If several crimes were commited by a person in differnt places, countries for example, that he is a citizen of. If he is caught in one of these places and get a life sentence and then gets out for good behaviour, could another court put him in jail, for a crime he committed there? Or is he free now for life? Did he pay his time for all crimes commited accross the board?
3 Answers
- InvisigothLv 71 decade agoFavorite Answer
no they aren't connected in that way, not even in this country.
If you were to go on a multistate shoplifting spree, you can be charged with shoplifting in every state that you were shoplifting in. You would also be able to serve time for those crimes. It would be up to the particular court if they agreed to let you serve a concurrent or consecutive term (that is: serve the terms together or one after the other--say you got 10 years in one state and 5 years in another then you may be able to just serve 10 years and have 5 of your ten count for both states OR you may have to serve 15 years). Some states will allow the state with the stricter sentencing to handle the sentencing and will pass on trying you. (for example if one of the states decided that you deserved life for shoplifting, then the other states may drop their charges against you since you won't be getting out.)

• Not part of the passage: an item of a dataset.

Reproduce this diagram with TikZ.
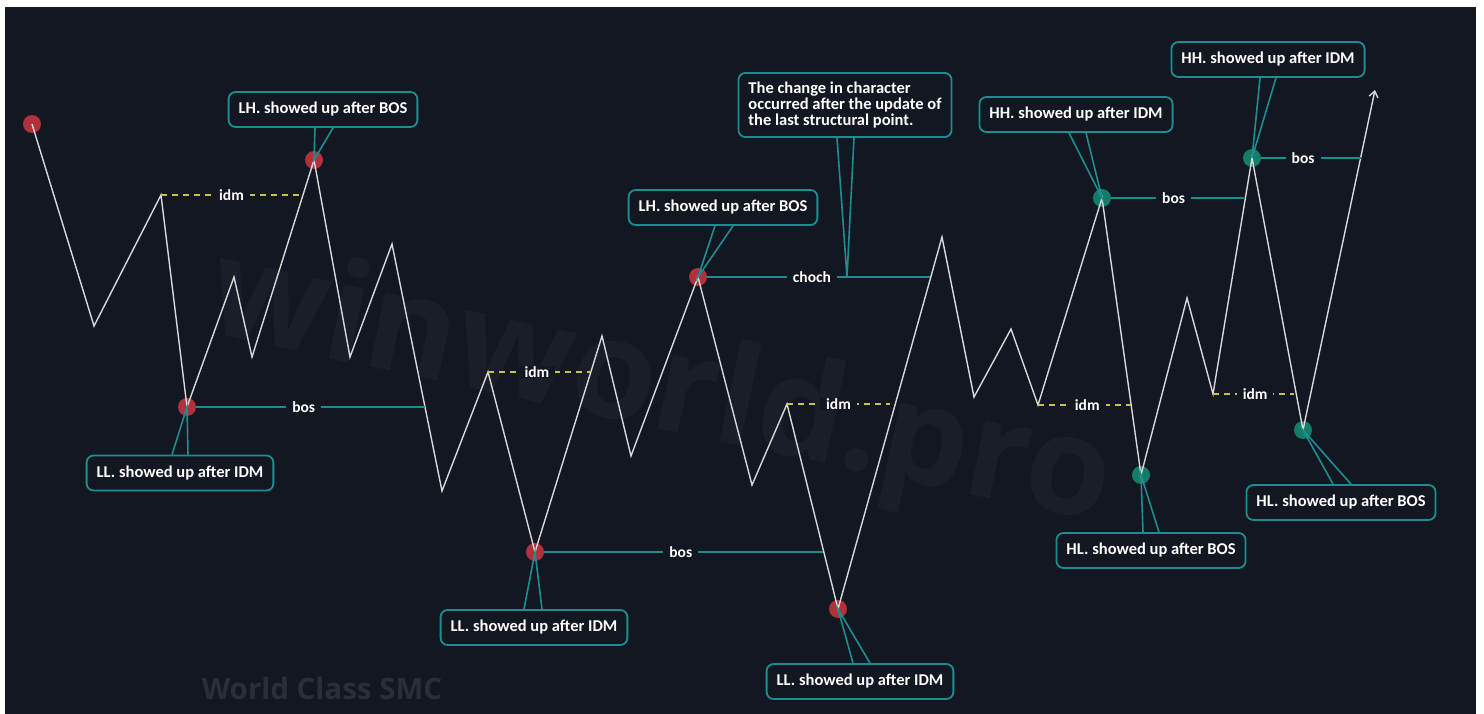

Now you throw international law in the mix and again depending on where it is, they would either let the court with the stonger case and stricter sentencing take you OR they could decided to try you for the crimes you committed in their country and make you start your sentencing when you finished your sentencing for the crimes you committed elsewhere.
It can get very confusing fast.
Best bet, don't commit any crimes.
edit: as the previous poster pointed out many other countries will not send someone back to the US or anywhere else if they will face the death penalty.
- ArthurLv 61 decade ago
There's complicated arrangments between countries called "extradition treaties" which concern people who have committed a crime in one country, but is in another. In general, if you committed a crime in country A, flee to county B, and what you did is also a crime in country B, country B will send you back to country A.
Note that many countries will not send accused murderers back to the United States, if the death penalty is a possibility, because they oppose the death penalty.
Also, if someone committed crimes in both countries, they will occasionally aruge over who gets him first.